### Job
Find the lines that contain the word "this" and copy each one.

Code that draws figures
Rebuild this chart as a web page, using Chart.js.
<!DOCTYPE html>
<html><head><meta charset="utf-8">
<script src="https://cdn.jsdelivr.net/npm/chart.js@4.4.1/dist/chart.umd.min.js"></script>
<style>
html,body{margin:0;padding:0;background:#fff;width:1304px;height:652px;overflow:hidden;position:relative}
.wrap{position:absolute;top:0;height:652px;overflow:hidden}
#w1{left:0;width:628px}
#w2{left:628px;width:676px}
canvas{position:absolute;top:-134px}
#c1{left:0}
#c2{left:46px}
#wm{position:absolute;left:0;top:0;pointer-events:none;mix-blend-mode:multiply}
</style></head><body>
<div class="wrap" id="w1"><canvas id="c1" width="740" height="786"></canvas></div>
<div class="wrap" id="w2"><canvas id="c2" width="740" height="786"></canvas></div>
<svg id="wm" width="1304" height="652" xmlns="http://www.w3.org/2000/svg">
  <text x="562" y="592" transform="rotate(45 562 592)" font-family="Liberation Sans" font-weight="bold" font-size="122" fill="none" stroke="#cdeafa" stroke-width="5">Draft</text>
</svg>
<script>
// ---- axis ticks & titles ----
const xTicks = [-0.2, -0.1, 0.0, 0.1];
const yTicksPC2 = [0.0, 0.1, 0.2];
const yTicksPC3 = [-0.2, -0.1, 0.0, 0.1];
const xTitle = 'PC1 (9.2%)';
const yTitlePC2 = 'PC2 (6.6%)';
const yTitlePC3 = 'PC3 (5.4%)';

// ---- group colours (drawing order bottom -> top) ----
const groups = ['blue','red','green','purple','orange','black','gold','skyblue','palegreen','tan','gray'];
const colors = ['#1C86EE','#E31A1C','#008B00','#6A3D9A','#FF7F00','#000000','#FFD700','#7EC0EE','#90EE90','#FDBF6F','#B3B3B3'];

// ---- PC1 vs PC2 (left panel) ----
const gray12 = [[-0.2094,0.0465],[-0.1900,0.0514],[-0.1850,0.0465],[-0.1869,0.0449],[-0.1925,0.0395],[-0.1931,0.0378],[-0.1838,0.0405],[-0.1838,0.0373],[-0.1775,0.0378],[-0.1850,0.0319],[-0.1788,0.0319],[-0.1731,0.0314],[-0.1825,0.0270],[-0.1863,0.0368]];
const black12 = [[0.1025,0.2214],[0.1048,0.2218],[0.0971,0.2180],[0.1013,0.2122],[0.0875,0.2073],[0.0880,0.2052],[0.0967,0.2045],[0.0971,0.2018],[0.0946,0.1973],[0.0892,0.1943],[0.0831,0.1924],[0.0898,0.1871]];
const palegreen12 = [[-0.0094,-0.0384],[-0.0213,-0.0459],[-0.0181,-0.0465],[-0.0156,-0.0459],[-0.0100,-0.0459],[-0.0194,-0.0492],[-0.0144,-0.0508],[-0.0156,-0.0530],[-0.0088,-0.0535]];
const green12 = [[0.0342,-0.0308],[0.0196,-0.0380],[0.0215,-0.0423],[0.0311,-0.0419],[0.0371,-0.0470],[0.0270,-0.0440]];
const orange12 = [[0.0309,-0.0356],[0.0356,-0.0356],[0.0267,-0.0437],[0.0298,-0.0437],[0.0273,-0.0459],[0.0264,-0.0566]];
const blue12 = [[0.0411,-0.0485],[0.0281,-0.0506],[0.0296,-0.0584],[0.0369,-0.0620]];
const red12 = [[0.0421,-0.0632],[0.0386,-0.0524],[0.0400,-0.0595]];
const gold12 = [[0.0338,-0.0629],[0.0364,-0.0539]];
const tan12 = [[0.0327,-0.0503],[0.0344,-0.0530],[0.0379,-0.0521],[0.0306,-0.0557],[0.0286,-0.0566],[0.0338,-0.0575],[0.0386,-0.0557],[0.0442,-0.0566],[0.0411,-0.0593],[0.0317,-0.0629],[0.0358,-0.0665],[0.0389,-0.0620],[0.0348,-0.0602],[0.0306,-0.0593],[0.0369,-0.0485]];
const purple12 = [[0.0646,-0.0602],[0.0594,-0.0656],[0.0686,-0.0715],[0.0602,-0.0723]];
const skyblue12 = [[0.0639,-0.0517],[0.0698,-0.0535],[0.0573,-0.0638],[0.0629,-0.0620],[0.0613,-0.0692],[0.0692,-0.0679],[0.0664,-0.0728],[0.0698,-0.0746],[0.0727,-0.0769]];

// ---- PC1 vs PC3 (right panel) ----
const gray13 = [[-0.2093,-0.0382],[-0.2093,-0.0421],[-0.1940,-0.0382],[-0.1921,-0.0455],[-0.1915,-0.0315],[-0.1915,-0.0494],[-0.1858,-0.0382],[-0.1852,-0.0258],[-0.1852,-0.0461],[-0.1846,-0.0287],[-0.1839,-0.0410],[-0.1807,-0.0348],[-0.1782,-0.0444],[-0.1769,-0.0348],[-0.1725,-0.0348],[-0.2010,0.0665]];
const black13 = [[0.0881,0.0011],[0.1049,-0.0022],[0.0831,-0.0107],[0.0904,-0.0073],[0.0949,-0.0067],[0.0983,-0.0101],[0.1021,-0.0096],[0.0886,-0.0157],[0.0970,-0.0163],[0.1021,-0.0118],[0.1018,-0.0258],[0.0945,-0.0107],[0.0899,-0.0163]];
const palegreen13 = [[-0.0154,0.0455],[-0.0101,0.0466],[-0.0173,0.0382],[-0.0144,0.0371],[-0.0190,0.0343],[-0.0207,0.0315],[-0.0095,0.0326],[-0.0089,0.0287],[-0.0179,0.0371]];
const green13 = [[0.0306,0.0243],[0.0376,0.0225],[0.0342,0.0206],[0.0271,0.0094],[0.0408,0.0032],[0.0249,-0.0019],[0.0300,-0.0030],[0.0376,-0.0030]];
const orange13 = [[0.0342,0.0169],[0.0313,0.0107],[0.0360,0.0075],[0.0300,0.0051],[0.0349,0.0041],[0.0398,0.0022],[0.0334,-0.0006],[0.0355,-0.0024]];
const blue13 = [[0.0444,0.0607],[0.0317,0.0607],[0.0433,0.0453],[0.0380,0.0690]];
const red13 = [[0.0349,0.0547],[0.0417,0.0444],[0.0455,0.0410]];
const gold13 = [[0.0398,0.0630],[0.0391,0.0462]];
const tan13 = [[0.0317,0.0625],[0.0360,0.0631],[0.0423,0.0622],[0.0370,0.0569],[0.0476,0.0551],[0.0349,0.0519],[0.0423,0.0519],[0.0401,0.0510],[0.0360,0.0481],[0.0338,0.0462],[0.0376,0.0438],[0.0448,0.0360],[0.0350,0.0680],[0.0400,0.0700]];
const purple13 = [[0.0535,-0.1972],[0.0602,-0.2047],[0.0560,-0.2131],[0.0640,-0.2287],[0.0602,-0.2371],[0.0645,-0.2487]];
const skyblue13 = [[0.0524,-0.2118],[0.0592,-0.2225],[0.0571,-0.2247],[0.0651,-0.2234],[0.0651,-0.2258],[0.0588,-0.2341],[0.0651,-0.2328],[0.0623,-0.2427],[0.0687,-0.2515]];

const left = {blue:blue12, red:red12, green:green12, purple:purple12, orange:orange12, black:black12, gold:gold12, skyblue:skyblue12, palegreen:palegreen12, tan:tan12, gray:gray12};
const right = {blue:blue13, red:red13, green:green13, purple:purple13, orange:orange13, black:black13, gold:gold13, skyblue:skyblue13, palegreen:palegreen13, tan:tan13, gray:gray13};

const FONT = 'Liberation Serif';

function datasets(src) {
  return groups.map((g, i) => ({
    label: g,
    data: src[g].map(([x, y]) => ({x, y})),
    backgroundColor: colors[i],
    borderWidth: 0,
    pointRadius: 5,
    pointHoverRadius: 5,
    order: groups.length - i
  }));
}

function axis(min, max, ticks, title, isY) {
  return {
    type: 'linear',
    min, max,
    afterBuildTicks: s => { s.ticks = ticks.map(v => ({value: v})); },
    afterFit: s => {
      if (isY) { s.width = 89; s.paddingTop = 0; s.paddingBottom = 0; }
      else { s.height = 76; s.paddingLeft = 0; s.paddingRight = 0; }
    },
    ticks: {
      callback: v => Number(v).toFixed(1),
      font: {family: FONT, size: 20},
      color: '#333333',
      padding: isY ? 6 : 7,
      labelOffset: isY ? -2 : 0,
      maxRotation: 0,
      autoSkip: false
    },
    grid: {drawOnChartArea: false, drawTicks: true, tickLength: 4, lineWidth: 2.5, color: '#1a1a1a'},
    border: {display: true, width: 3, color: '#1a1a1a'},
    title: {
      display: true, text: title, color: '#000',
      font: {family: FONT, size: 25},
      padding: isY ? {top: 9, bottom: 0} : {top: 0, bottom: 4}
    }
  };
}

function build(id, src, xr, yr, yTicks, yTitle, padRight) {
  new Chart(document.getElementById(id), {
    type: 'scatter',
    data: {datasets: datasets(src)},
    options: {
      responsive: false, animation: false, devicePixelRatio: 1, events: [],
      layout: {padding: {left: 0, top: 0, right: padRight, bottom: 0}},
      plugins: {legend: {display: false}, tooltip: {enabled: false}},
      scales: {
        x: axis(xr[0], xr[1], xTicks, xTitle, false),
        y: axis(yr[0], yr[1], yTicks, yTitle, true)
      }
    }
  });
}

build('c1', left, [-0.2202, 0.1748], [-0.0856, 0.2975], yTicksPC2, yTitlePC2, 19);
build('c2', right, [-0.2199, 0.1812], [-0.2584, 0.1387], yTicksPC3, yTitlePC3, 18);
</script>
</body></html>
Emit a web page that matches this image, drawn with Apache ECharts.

### Final result
Rebuild this chart as a web page, using Chart.js.
Emit a web page that matches this image, drawn with Apache ECharts.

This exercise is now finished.